I'm sorry, but the irony is just too thick these days. We Americans are rightly upset with BP for the devastating spill in the Gulf that is wreaking ecological devastation on a mammoth scale. But as I watch the television news and read the daily coverage, I'm not hearing enough outrage at our petroleum-dependent lifestyles and the gas-guzzling vehicles we hop into at a moment's notice to drive to the store for a pint of ice cream. We need to hold a mirror up to ourselves at those protest rallies.

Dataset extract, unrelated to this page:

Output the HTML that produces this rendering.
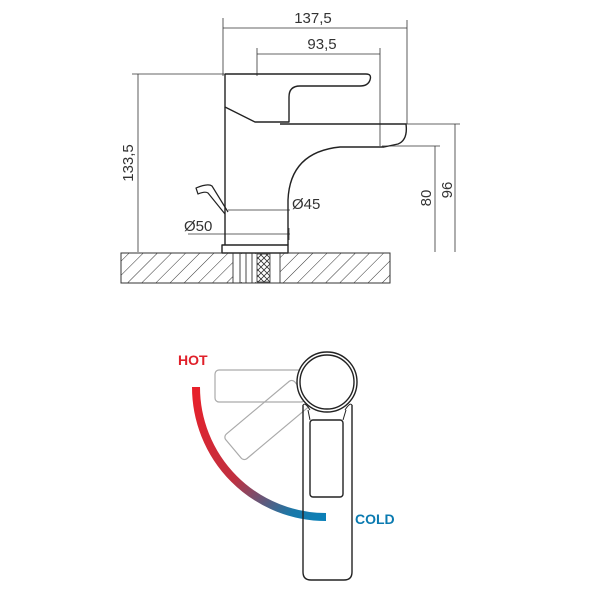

Oil spills are tragic on multiple levels: to the affected ecosystems; to those who depend on the region's bounty for their livelihoods; to the tourism industry in the region; and even to employees at the oil companies and public agencies whom we have to assume are trying hard to do the right thing. Residents of the Gulf Coast and ecosystems are being--or will soon be--devastated by the spill that continues to hemorrhage tens of thousands of barrels of oil into the Gulf daily. We must redouble efforts to protect coastal wetlands while workers with their undersea robotic vehicles continue trying to stem the leak. And we certainly should hold the companies that caused the leak liable for the costs of cleanup, as well as for the economic damage both the oil and its cleanup are causing. Those impacts will likely be measurable for years, if not decades.
But at the same time, we too--consumers of the oil and gas we are going to ever-greater effort to harvest--must share some of that blame. Every once-in-a-while we are reminded in a very dramatic way of the larger impacts of our profligate consumption of oil. The Santa Barbara oil spill in January 1969 spilled 200,000 gallons of crude oil, despoiling a 35-mile stretch of the California coastline and resulting in a ban on offshore drilling. Twenty years later in March, 1989, the Exxon Valdez oil tanker spilled 10.8 million gallons of crude oil, ravaging the rich biodiversity along a 1,300-mile span of Prince William Sound coastline and leading to tighter regulations on shipping oil, including the requirement for double hulls in the oil tankers that haul billions of gallons of oil around the world each year.